>> Start Provided records

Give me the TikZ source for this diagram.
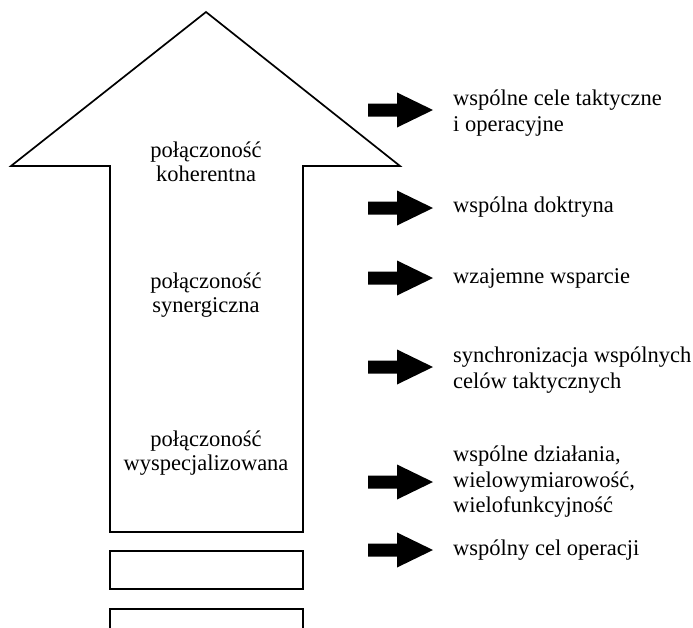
\documentclass[tikz,border=0pt]{standalone}
\usepackage{fontspec}
\setmainfont{Liberation Serif}
\begin{document}
\begin{tikzpicture}[x=1pt,y=-1pt,
  outline/.style={draw=black,line width=1.7pt,line join=miter},
  lvl/.style={align=center,inner sep=0pt,font=\fontsize{22.5}{24.5}\selectfont},
  desc/.style={anchor=west,align=left,inner sep=0pt,font=\fontsize{22.5}{25.5}\selectfont},
  blk/.pic={\fill[black] (-32.5,-6.5) -- (-3.5,-6.5) -- (-3.5,-17.5) -- (32.5,0)
                 -- (-3.5,17.5) -- (-3.5,6.5) -- (-32.5,6.5) -- cycle;}]
\useasboundingbox (0,0) rectangle (693,627);
\clip (0,0) rectangle (693,627);

% large upward arrow and the stacked blocks beneath it
\draw[outline] (206,12) -- (400,166) -- (303,166) -- (303,532)
  -- (110,532) -- (110,166) -- (11,166) -- cycle;
\draw[outline] (110,551) rectangle (303,589);
\draw[outline] (110,609) rectangle (303,645);

% levels of connectivity
\node[lvl] (koh) at (206,162) {połączoność\\koherentna};
\node[lvl] (syn) at (206,295) {połączoność\\synergiczna};
\node[lvl] (wys) at (206,453) {połączoność\\wyspecjalizowana};

% black arrows with their descriptions
\pic at (400.5,110) {blk};
\node[desc] (d1) at (453,113) {wspólne cele taktyczne\\i operacyjne};
\pic at (400.5,208) {blk};
\node[desc] (d2) at (453,207) {wspólna doktryna};
\pic at (400.5,278) {blk};
\node[desc] (d3) at (453,278) {wzajemne wsparcie};
\pic at (400.5,367) {blk};
\node[desc] (d4) at (453,370) {synchronizacja wspólnych\\celów taktycznych};
\pic at (400.5,482) {blk};
\node[desc] (d5) at (453,482) {wspólne działania,\\wielowymiarowość,\\wielofunkcyjność};
\pic at (400.5,550) {blk};
\node[desc] (d6) at (453,550) {wspólny cel operacji};
\end{tikzpicture}
\end{document}
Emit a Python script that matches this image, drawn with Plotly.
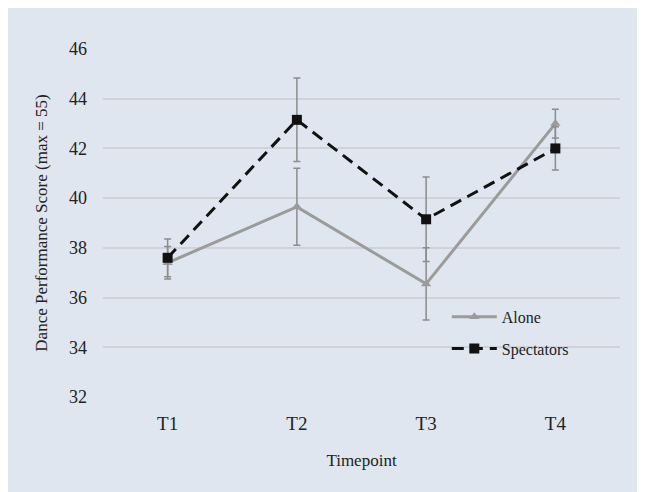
import plotly.graph_objects as go

timepoints = ["T1", "T2", "T3", "T4"]
alone = [37.4, 39.65, 36.55, 43.0]
alone_err = [0.65, 1.55, 1.45, 0.58]
spectators = [37.6, 43.15, 39.15, 42.0]
spectators_err = [0.76, 1.68, 1.7, 0.87]
y_ticks = [32, 34, 36, 38, 40, 42, 44, 46]

panel = "#dfe6ef"
serif = "Liberation Serif, Times New Roman, serif"

fig = go.Figure()
fig.add_trace(go.Scatter(
    x=timepoints, y=alone, name="Alone", mode="lines+markers",
    line=dict(color="#9b9b9b", width=3),
    marker=dict(symbol="triangle-up", size=9, color="#9b9b9b"),
    error_y=dict(type="data", array=alone_err, color="#8c8c8c", thickness=1.5, width=3.5),
    legendgroup="a",
))
fig.add_trace(go.Scatter(
    x=timepoints, y=spectators, name="Spectators", mode="lines+markers",
    line=dict(color="#111111", width=3, dash="12px,7px"),
    marker=dict(symbol="square", size=10, color="#111111"),
    error_y=dict(type="data", array=spectators_err, color="#8c8c8c", thickness=1.5, width=3.5),
    legendgroup="b",
))

fig.update_layout(
    width=660, height=500,
    margin=dict(l=95, r=48, t=41, b=111),
    paper_bgcolor=panel, plot_bgcolor=panel,
    font=dict(family=serif, size=16, color="#222222"),
    showlegend=True,
    legend=dict(x=0.665, y=0.279, xanchor="left", yanchor="top",
                bgcolor="rgba(0,0,0,0)", font=dict(size=16, family=serif),
                tracegroupgap=8, itemwidth=45),
    xaxis=dict(type="category", range=[-0.5, 3.5], showgrid=False, zeroline=False,
               showline=False, ticks="", tickfont=dict(size=19), ticklabelstandoff=13,
               title=dict(text="Timepoint", font=dict(size=17), standoff=21)),
    yaxis=dict(range=[32, 46], tickvals=y_ticks, showgrid=True, gridcolor="#cfd2d6",
               gridwidth=1.5, zeroline=False, showline=False, ticks="",
               tickfont=dict(size=18), ticklabelstandoff=15,
               title=dict(text="Dance Performance Score (max = 55)", font=dict(size=17), standoff=17)),
)

fig.write_html(
    "out.html",
    post_script="document.documentElement.style.overflow='hidden';document.body.style.overflow='hidden';",
)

>> End Provided records

# [What you have to do]
From the material above, count the lines that include "this" and give only the total.

# [Written answer]
2